Plotting code records
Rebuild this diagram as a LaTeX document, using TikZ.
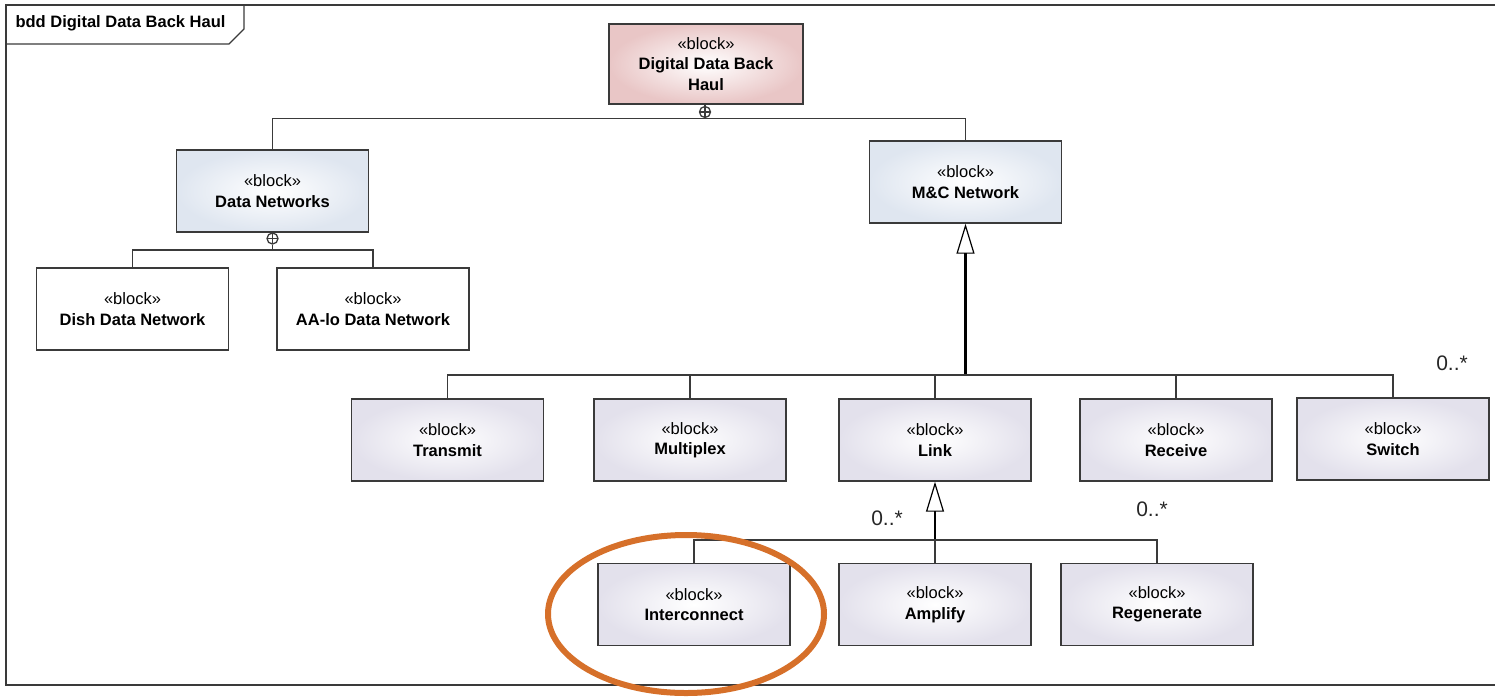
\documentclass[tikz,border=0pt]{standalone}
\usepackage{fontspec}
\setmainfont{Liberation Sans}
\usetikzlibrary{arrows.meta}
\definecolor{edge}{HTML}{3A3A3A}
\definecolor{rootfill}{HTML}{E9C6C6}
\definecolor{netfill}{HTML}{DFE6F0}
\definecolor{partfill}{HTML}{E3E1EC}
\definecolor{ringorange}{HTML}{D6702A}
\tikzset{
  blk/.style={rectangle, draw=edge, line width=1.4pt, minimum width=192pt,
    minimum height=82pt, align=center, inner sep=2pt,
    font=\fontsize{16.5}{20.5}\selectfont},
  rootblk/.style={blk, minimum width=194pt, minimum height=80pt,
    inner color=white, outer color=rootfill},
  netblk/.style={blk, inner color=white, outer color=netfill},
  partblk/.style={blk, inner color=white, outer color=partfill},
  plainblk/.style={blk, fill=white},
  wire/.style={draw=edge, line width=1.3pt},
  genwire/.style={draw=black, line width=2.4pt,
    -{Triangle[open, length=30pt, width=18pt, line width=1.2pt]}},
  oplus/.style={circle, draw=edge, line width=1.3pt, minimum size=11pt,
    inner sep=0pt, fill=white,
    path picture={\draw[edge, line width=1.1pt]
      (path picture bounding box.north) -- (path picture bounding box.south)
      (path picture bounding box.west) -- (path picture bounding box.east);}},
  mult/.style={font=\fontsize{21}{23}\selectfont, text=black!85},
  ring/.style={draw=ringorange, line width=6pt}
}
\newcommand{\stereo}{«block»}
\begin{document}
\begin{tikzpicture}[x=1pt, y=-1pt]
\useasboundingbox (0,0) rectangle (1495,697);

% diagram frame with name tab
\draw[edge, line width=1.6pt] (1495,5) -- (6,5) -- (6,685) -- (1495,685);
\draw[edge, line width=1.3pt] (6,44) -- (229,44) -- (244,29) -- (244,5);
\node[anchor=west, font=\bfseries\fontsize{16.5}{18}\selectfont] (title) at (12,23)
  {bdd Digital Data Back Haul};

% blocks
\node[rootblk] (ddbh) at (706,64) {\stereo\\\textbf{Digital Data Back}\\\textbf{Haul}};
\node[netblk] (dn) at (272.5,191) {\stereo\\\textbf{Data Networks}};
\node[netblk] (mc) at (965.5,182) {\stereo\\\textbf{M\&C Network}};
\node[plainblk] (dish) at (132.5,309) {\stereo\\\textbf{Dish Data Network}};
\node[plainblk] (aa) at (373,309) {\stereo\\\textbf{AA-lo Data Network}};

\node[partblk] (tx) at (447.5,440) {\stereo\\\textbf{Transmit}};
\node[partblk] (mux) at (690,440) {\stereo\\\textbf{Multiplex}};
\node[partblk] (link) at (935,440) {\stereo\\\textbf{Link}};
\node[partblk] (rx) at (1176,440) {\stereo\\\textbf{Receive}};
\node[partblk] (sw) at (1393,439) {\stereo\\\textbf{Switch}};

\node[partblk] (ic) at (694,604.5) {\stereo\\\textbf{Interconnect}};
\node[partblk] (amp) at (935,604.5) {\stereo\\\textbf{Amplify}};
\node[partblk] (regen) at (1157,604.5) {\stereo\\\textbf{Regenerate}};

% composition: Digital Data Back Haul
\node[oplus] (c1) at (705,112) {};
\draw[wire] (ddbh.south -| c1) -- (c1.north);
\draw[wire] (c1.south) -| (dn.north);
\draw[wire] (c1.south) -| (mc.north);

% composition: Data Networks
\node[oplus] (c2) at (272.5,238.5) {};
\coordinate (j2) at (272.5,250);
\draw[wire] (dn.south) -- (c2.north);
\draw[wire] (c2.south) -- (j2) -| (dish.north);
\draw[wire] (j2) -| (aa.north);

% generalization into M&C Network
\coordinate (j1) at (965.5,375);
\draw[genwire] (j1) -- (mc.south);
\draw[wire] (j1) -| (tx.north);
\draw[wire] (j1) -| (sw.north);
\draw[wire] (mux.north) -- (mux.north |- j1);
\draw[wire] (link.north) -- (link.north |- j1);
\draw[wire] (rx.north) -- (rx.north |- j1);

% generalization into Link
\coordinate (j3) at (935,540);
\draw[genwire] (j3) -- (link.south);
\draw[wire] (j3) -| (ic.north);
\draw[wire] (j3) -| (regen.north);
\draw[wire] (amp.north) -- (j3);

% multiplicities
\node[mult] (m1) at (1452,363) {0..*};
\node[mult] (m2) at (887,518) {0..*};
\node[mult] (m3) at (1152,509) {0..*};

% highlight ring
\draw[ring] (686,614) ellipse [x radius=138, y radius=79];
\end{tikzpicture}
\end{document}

==

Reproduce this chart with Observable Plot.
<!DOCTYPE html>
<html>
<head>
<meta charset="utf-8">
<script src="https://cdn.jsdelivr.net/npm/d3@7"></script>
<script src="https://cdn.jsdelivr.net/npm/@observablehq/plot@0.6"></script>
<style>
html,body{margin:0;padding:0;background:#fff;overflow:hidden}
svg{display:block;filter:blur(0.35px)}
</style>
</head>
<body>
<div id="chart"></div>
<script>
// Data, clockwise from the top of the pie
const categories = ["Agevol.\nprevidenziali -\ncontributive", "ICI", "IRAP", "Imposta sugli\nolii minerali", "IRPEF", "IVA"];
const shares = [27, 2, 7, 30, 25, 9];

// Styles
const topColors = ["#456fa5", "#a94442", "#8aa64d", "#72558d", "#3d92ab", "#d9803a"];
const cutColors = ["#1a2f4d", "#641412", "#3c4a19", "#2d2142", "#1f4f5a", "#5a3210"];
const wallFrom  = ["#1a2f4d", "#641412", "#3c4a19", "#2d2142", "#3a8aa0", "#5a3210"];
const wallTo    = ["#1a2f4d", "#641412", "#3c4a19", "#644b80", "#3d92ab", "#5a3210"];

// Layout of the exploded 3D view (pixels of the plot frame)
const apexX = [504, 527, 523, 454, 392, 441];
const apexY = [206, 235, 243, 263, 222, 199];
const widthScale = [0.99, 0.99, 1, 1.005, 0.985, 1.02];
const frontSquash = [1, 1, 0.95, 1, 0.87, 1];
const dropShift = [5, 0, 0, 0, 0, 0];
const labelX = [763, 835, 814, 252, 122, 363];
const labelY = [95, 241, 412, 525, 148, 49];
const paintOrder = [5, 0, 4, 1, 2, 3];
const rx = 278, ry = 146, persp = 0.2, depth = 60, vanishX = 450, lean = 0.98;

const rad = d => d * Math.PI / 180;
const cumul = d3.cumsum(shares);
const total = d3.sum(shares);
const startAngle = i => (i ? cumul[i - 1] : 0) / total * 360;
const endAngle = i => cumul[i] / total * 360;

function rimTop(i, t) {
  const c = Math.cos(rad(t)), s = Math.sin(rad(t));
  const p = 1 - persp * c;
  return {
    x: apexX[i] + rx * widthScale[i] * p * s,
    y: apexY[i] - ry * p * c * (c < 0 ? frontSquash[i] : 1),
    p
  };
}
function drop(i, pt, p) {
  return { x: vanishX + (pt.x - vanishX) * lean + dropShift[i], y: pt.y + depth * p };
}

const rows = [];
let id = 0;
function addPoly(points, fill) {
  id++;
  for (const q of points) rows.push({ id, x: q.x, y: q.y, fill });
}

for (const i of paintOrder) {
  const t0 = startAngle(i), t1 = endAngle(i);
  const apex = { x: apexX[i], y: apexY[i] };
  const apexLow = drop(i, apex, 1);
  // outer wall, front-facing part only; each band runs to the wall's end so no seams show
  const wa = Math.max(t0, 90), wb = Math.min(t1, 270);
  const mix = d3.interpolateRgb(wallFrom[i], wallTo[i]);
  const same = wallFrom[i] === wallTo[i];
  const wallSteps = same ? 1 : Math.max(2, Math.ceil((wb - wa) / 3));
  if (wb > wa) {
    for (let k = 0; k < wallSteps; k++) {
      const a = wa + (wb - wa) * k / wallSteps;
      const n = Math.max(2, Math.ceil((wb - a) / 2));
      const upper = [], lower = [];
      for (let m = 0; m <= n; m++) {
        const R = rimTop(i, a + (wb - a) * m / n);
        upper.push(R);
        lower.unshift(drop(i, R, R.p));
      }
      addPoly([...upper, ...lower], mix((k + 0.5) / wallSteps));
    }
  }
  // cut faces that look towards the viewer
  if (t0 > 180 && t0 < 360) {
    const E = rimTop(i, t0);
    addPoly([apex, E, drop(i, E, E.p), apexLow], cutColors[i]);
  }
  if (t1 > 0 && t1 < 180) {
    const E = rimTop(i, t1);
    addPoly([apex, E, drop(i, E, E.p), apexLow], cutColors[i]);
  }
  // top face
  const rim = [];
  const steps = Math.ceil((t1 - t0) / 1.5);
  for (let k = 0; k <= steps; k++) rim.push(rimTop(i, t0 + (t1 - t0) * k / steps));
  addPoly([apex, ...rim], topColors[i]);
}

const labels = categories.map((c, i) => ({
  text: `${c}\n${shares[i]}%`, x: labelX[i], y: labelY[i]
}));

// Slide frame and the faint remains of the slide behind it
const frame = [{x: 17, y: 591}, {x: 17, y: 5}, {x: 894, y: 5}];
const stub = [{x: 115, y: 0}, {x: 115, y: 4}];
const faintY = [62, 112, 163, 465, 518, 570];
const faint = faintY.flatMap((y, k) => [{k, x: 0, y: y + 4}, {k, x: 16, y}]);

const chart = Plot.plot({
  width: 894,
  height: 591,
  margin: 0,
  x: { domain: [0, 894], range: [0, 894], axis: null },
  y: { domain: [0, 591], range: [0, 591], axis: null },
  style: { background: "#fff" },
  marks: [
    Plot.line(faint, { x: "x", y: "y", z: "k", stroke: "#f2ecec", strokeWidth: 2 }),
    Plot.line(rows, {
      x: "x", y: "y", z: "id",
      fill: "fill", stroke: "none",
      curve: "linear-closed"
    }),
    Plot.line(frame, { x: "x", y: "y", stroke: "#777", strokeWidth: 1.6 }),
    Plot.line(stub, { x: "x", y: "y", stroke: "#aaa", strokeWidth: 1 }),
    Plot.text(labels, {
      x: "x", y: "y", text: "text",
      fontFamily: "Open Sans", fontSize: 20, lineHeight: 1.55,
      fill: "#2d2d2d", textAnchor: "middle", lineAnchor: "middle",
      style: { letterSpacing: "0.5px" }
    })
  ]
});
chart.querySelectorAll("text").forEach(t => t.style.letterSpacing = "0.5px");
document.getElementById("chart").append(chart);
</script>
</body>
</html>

## WRITTEN PROBLEM:
Nothing but the lines from the one containing "Rebuild this diagram" through the one containing "(0,0) rectangle (1495,697);" should appear in your copy, exactly as written and without pictures.

## RESULT OF THIS EXERCISE:
Rebuild this diagram as a LaTeX document, using TikZ.
\documentclass[tikz,border=0pt]{standalone}
\usepackage{fontspec}
\setmainfont{Liberation Sans}
\usetikzlibrary{arrows.meta}
\definecolor{edge}{HTML}{3A3A3A}
\definecolor{rootfill}{HTML}{E9C6C6}
\definecolor{netfill}{HTML}{DFE6F0}
\definecolor{partfill}{HTML}{E3E1EC}
\definecolor{ringorange}{HTML}{D6702A}
\tikzset{
  blk/.style={rectangle, draw=edge, line width=1.4pt, minimum width=192pt,
    minimum height=82pt, align=center, inner sep=2pt,
    font=\fontsize{16.5}{20.5}\selectfont},
  rootblk/.style={blk, minimum width=194pt, minimum height=80pt,
    inner color=white, outer color=rootfill},
  netblk/.style={blk, inner color=white, outer color=netfill},
  partblk/.style={blk, inner color=white, outer color=partfill},
  plainblk/.style={blk, fill=white},
  wire/.style={draw=edge, line width=1.3pt},
  genwire/.style={draw=black, line width=2.4pt,
    -{Triangle[open, length=30pt, width=18pt, line width=1.2pt]}},
  oplus/.style={circle, draw=edge, line width=1.3pt, minimum size=11pt,
    inner sep=0pt, fill=white,
    path picture={\draw[edge, line width=1.1pt]
      (path picture bounding box.north) -- (path picture bounding box.south)
      (path picture bounding box.west) -- (path picture bounding box.east);}},
  mult/.style={font=\fontsize{21}{23}\selectfont, text=black!85},
  ring/.style={draw=ringorange, line width=6pt}
}
\newcommand{\stereo}{«block»}
\begin{document}
\begin{tikzpicture}[x=1pt, y=-1pt]
\useasboundingbox (0,0) rectangle (1495,697);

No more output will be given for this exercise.